▶ AIM OF THE TASK
Nothing but the lines from the top of the data to the line holding "const R = 154;" should be printed, word for word and both ends included; leave the pictures out.

▶ ITEMS
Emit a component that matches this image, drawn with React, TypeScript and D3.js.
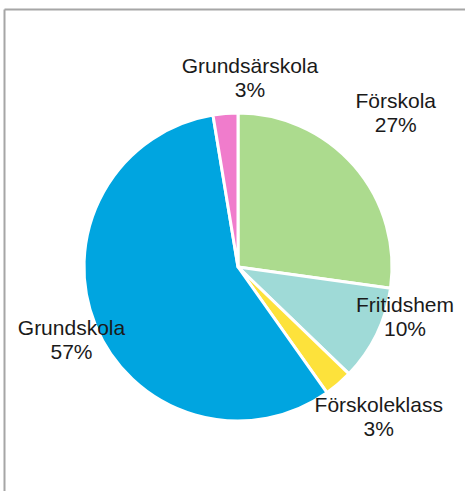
import React from "react";
import * as d3 from "d3";

const categories = ["Förskola", "Fritidshem", "Förskoleklass", "Grundskola", "Grundsärskola"];
const values = [27.2, 10.0, 3.0, 57.2, 2.6];
const colors = ["#acdb8e", "#9fdad7", "#fde23b", "#00a5e0", "#f07ccc"];
// label placement (layout, not data): angle shift from slice middle (deg) and radius of first baseline
const labelAngleShift = [-4.2, -10.8, -3.5, 0, 8.2];
const labelRadius = [224, 173, 202, 180, 194];

const W = 465;
const H = 491;
const cx = 238;
const cy = 267;
const R = 154;

export default function App() {
  const pie = d3.pie<number>().sort(null).value((d) => d)(values);
  const arc = d3.arc<d3.PieArcDatum<number>>().innerRadius(0).outerRadius(R);
  const total = d3.sum(values);
  return (
    <svg
      width={W}
      height={H}
      style={{ position: "absolute", left: 0, top: 0 }}
      fontFamily="'Liberation Sans', Arial, sans-serif"
    >
      <rect x={0} y={0} width={W} height={H} fill="#fff" />
      <line x1={4.5} y1={9.5} x2={W} y2={9.5} stroke="#a6a6a6" strokeWidth={2} />
      <line x1={4.5} y1={9.5} x2={4.5} y2={H} stroke="#a6a6a6" strokeWidth={2} />
      <g transform={`translate(${cx},${cy})`}>
        {pie.map((p, i) => (
          <path key={i} d={arc(p) || ""} fill={colors[i]} stroke="#fff" strokeWidth={3} strokeLinejoin="round" />
        ))}
        {pie.map((p, i) => {
          const mid = (p.startAngle + p.endAngle) / 2 + (labelAngleShift[i] * Math.PI) / 180;
          const r = labelRadius[i];
          const x = r * Math.sin(mid);
          const y = -r * Math.cos(mid);
          const pct = Math.round((values[i] / total) * 100) + "%";
          return (
            <text key={"t" + i} x={x} y={y} textAnchor="middle" fontSize={21} fill="#1a1a1a">
              <tspan x={x} dy={0}>{categories[i]}</tspan>
              <tspan x={x} dy={24}>{pct}</tspan>
            </text>
          );
        })}
      </g>
    </svg>
  );
}
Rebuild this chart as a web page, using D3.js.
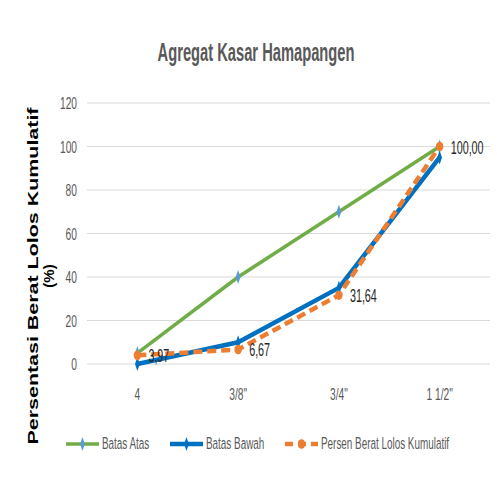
<!DOCTYPE html>
<html>
<head>
<meta charset="utf-8">
<script src="https://cdn.jsdelivr.net/npm/d3@7"></script>
<style>
body { margin:0; background:#fff; }
svg text { font-family: "Liberation Sans", Arial, sans-serif; }
</style>
</head>
<body>
<div id="chart"></div>
<script>
var sizes = ["4", "3/8\"", "3/4\"", "1 1/2\""];
var batasAtas = [5, 40, 70, 100];
var batasBawah = [0, 10, 35, 95];
var persenLolos = [3.97, 6.67, 31.64, 100.00];
var yTicks = [0, 20, 40, 60, 80, 100, 120];

var W = 497, H = 479;
var svg = d3.select("#chart").append("svg").attr("width", W).attr("height", H);

var x = d3.scaleBand().domain(sizes).range([87, 490]);
var y = d3.scaleLinear().domain([0, 120]).range([364, 103]);
function cx(d){ return x(d) + x.bandwidth()/2; }

// narrow text, like the squashed original
function narrowText(g, px, py, str, sx, anchor){
    return g.append("text")
        .attr("transform", "translate(" + px + "," + py + ") scale(" + sx + ",1)")
        .attr("text-anchor", anchor || "start")
        .text(str);
}

// title, squeezed to the width it has in the original
var title = narrowText(svg, 256, 61, "Agregat Kasar Hamapangen", 1, "middle")
    .attr("font-size", 26).attr("fill", "#595959")
    .attr("font-family", "Open Sans").attr("font-weight", 600);
var tw = title.node().getComputedTextLength();
title.attr("transform", "translate(256,61) scale(" + (197 / tw) + ",1)");

// gridlines
svg.append("g").selectAll("line").data(yTicks).enter().append("line")
    .attr("x1", 87).attr("x2", 490)
    .attr("y1", function(d){ return y(d); }).attr("y2", function(d){ return y(d); })
    .attr("stroke", "#d9d9d9").attr("stroke-width", 1);

// y tick labels
var yl = svg.append("g").attr("font-size", 16.5).attr("fill", "#595959");
yTicks.forEach(function(t){
    narrowText(yl, 77, y(t) + 6, String(t), 0.62, "end");
});

// x tick labels
var xl = svg.append("g").attr("font-size", 16.5).attr("fill", "#595959");
sizes.forEach(function(s){
    narrowText(xl, cx(s), 400, s, 0.62, "middle");
});

// y axis title
var yt = svg.append("g").attr("transform", "translate(0,276) rotate(-90)")
    .attr("font-weight", "bold").attr("fill", "#000");
yt.append("text").attr("x", 0).attr("y", 38).attr("text-anchor", "middle")
    .attr("font-size", 15).attr("font-family", "DejaVu Sans")
    .attr("textLength", 337).attr("lengthAdjust", "spacingAndGlyphs")
    .text("Persentasi Berat Lolos Kumulatif");
yt.append("text").attr("x", 0).attr("y", 54).attr("text-anchor", "middle")
    .attr("font-size", 15).attr("font-family", "DejaVu Sans")
    .text("(%)");

var line = d3.line()
    .x(function(d, i){ return cx(sizes[i]); })
    .y(function(d){ return y(d); });

var series = [
    {name:"Batas Atas", values:batasAtas, color:"#70AD47", width:3.5, dash:null, mcolor:"#5B9BD5", marker:"diamond"},
    {name:"Batas Bawah", values:batasBawah, color:"#0070C0", width:4.5, dash:null, mcolor:"#0070C0", marker:"diamond"},
    {name:"Persen Berat Lolos Kumulatif", values:persenLolos, color:"#ED7D31", width:4.5, dash:"9,5", mcolor:"#ED7D31", marker:"circle"}
];

var sym = {
    diamond: d3.symbol().type(d3.symbolDiamond).size(40),
    circle: d3.symbol().type(d3.symbolCircle).size(60)
};
function symScale(m){ return m == "diamond" ? "scale(0.7,1.2)" : "scale(0.85,1.1)"; }

series.forEach(function(s){
    svg.append("path").datum(s.values)
        .attr("d", line)
        .attr("fill", "none")
        .attr("stroke", s.color)
        .attr("stroke-width", s.width)
        .attr("stroke-dasharray", s.dash)
        .attr("stroke-linejoin", "round");
    svg.append("g").selectAll("path").data(s.values).enter().append("path")
        .attr("d", sym[s.marker])
        .attr("transform", function(d, i){
            return "translate(" + cx(sizes[i]) + "," + y(d) + ") " + symScale(s.marker);
        })
        .attr("fill", s.mcolor);
});

// data labels for the measured series
var dl = svg.append("g").attr("font-size", 18).attr("fill", "#262626");
persenLolos.forEach(function(v, i){
    narrowText(dl, cx(sizes[i]) + 11, y(v) + 7, v.toFixed(2).replace(".", ","), 0.6, "start");
});

// legend
var legendX = [66, 170, 285];
var lg = svg.append("g");
series.forEach(function(s, i){
    var lx = legendX[i], ly = 444;
    lg.append("line").attr("x1", lx).attr("x2", lx + 33).attr("y1", ly).attr("y2", ly)
        .attr("stroke", s.color).attr("stroke-width", s.width)
        .attr("stroke-dasharray", s.dash ? "8,5" : null);
    lg.append("path").attr("d", sym[s.marker])
        .attr("transform", "translate(" + (lx + 16.5) + "," + ly + ") " + symScale(s.marker))
        .attr("fill", s.mcolor);
    narrowText(lg, lx + 36, 449, s.name, 0.6, "start")
        .attr("font-size", 16.5).attr("fill", "#595959");
});
</script>
</body>
</html>
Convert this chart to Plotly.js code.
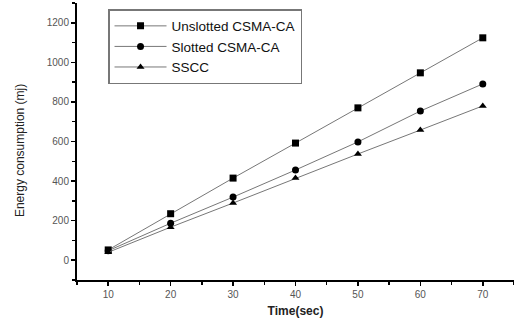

▶ THE OUTPUT
Emit a component that matches this image, drawn with React, TypeScript and D3.js.
import React from "react";
import * as d3 from "d3";

const categories = ["Förskola", "Fritidshem", "Förskoleklass", "Grundskola", "Grundsärskola"];
const values = [27.2, 10.0, 3.0, 57.2, 2.6];
const colors = ["#acdb8e", "#9fdad7", "#fde23b", "#00a5e0", "#f07ccc"];
// label placement (layout, not data): angle shift from slice middle (deg) and radius of first baseline
const labelAngleShift = [-4.2, -10.8, -3.5, 0, 8.2];
const labelRadius = [224, 173, 202, 180, 194];

const W = 465;
const H = 491;
const cx = 238;
const cy = 267;
const R = 154;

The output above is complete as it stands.